═══ Data to use ═══

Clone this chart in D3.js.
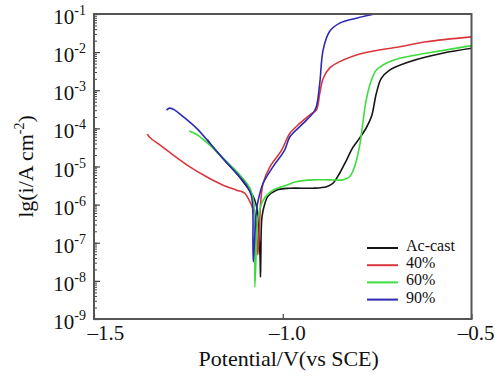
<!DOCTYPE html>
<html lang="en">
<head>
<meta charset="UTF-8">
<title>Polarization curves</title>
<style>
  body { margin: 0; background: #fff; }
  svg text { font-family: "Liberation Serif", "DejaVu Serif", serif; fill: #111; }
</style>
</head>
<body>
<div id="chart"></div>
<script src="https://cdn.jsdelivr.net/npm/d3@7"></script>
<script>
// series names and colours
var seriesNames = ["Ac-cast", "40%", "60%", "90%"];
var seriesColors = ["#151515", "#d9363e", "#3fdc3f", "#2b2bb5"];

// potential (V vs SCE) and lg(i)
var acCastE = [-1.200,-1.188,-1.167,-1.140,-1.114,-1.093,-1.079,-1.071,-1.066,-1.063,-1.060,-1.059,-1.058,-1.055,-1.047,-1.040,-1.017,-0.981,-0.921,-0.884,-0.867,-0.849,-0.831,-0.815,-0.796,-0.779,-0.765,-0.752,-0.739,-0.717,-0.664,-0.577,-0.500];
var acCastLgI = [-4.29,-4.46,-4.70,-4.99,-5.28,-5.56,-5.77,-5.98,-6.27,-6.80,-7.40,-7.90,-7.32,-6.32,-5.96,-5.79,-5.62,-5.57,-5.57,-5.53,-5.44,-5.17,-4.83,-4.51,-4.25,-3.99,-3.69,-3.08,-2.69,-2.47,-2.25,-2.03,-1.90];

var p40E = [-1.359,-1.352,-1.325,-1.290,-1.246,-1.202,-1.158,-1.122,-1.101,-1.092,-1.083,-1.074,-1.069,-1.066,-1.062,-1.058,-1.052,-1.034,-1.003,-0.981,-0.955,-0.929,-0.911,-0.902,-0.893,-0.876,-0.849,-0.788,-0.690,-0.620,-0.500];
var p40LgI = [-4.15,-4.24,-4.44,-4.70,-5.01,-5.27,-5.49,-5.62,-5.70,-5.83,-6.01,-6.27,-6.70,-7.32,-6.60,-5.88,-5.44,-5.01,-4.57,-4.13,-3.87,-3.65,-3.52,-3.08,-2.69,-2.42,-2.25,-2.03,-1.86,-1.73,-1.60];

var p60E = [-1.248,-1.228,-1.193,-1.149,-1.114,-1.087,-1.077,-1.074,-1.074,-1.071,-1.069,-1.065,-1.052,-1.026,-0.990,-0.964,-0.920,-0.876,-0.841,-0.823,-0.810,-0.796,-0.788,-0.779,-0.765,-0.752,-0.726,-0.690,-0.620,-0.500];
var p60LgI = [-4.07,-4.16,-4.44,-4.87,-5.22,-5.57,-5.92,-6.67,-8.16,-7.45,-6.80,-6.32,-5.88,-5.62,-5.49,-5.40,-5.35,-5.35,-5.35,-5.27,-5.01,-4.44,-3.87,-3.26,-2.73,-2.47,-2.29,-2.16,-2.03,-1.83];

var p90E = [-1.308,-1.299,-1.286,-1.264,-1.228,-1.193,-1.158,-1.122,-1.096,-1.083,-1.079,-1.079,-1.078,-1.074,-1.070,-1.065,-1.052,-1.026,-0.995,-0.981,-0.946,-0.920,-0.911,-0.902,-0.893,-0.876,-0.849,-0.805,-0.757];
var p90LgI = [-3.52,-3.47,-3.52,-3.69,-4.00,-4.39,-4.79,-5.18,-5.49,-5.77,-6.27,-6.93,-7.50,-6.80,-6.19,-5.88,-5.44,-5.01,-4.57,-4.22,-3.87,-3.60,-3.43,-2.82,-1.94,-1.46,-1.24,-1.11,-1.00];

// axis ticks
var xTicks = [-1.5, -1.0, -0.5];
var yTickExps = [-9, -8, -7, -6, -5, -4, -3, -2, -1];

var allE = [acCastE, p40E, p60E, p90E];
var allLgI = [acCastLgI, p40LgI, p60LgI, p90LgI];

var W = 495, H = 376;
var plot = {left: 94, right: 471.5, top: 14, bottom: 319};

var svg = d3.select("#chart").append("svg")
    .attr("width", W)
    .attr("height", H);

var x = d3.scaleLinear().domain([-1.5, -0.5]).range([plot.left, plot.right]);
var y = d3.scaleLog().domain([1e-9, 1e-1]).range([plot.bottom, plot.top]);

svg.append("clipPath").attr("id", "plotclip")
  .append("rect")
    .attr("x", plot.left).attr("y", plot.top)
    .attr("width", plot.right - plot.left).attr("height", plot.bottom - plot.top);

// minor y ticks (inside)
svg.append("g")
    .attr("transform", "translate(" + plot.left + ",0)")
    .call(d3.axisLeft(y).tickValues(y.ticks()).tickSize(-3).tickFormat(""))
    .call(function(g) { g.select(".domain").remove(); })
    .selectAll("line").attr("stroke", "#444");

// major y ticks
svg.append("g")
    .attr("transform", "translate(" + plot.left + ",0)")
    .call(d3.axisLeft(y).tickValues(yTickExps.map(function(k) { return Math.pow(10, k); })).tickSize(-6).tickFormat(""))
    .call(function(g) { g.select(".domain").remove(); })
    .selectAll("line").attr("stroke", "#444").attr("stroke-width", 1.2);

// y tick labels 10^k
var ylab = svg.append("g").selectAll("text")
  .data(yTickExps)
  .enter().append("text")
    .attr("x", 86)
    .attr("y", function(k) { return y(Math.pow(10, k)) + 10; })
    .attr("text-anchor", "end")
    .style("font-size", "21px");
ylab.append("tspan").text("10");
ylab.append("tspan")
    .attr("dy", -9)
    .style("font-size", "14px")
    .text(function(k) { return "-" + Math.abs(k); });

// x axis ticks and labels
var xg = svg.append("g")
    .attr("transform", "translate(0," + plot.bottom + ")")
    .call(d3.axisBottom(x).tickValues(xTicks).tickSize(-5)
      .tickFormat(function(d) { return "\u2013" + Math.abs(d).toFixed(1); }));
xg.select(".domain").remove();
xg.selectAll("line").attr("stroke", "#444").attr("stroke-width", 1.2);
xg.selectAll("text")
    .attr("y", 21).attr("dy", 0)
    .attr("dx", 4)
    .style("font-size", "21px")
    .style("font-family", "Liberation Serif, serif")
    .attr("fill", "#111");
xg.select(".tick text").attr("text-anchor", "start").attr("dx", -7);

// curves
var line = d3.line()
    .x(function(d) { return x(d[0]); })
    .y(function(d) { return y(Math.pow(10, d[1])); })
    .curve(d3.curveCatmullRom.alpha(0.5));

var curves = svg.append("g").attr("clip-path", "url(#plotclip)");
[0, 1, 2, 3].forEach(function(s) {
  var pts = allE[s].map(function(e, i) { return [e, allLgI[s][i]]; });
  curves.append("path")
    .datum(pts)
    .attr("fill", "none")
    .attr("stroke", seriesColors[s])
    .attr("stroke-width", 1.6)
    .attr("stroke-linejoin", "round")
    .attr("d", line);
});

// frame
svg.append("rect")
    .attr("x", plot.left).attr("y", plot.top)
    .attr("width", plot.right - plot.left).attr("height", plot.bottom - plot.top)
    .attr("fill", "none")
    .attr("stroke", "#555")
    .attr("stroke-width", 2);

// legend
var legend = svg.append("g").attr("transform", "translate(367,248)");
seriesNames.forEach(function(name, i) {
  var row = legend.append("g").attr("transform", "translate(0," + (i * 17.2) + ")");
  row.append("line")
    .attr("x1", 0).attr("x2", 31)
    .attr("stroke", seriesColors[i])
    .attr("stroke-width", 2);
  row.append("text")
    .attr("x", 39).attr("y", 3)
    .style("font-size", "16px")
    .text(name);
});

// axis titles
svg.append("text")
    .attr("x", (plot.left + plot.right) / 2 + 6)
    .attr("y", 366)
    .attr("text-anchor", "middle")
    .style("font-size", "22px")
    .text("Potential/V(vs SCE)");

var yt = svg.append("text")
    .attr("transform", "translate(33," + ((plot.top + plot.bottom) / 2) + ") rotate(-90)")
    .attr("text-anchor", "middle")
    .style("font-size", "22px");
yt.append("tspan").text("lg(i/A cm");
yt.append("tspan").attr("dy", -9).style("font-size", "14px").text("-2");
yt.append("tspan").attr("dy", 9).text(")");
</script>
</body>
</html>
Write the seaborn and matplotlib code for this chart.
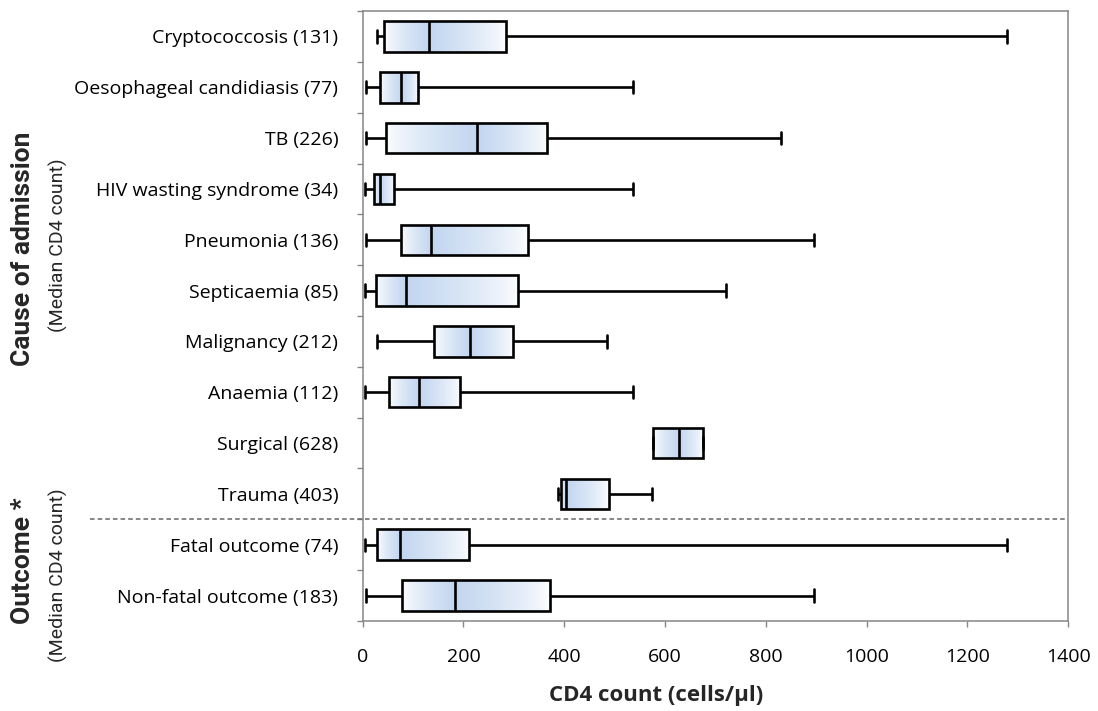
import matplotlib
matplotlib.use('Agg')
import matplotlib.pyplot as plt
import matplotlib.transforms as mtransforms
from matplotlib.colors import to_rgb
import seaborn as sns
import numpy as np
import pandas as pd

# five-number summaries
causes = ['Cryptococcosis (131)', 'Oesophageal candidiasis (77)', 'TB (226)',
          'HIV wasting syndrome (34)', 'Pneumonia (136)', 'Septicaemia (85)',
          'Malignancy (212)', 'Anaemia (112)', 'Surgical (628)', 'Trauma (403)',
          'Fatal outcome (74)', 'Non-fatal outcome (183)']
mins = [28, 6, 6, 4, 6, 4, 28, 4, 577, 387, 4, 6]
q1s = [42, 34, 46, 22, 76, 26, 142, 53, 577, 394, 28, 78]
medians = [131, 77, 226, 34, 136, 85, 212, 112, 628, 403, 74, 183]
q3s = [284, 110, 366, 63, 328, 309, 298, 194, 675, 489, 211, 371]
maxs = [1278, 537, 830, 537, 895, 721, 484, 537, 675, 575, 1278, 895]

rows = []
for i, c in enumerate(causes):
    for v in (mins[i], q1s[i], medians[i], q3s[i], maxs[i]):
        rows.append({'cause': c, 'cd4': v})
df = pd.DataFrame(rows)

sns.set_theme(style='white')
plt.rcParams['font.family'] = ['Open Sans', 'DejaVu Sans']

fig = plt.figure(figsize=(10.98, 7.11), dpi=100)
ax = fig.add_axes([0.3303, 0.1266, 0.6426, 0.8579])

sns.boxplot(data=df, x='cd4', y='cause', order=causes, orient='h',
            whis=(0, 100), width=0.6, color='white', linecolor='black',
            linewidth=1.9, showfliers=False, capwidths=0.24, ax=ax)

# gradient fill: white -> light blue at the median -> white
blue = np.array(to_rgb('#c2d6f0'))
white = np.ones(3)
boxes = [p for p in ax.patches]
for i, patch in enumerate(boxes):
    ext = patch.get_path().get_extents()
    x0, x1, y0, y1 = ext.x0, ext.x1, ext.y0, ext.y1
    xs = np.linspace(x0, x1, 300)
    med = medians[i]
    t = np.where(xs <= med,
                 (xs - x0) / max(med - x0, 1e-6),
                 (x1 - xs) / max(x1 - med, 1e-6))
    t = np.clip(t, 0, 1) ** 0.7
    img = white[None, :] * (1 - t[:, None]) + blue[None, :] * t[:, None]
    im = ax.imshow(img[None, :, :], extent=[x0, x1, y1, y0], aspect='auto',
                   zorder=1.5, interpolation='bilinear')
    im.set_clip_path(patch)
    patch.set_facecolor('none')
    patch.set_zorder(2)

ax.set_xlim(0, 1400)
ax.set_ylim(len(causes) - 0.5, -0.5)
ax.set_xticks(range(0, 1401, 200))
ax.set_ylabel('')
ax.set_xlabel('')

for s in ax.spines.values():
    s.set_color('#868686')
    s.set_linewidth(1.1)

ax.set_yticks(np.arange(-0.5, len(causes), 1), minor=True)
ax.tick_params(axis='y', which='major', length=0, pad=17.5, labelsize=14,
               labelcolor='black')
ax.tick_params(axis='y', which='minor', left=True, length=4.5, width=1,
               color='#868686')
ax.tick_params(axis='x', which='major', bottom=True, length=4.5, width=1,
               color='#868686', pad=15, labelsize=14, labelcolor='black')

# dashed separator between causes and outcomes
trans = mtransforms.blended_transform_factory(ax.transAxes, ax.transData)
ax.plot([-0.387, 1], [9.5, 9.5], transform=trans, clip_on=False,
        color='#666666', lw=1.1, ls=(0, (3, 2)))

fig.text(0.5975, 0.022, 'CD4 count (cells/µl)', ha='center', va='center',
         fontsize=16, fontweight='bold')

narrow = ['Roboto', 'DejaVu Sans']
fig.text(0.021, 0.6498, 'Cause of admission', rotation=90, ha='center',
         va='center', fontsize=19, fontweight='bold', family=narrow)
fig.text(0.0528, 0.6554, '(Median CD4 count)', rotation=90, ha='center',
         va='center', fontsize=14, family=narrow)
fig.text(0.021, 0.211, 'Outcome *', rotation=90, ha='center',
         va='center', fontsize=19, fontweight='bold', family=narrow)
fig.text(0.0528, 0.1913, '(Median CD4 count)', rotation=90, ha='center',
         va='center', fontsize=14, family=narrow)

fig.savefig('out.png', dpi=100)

═══

Written task: Repeat only the lines from the one with "Write the seaborn" down to the one with "import pandas as pd", word for word and both included, and leave the pictures out.

Finished task:
Write the seaborn and matplotlib code for this chart.
import matplotlib
matplotlib.use('Agg')
import matplotlib.pyplot as plt
import matplotlib.transforms as mtransforms
from matplotlib.colors import to_rgb
import seaborn as sns
import numpy as np
import pandas as pd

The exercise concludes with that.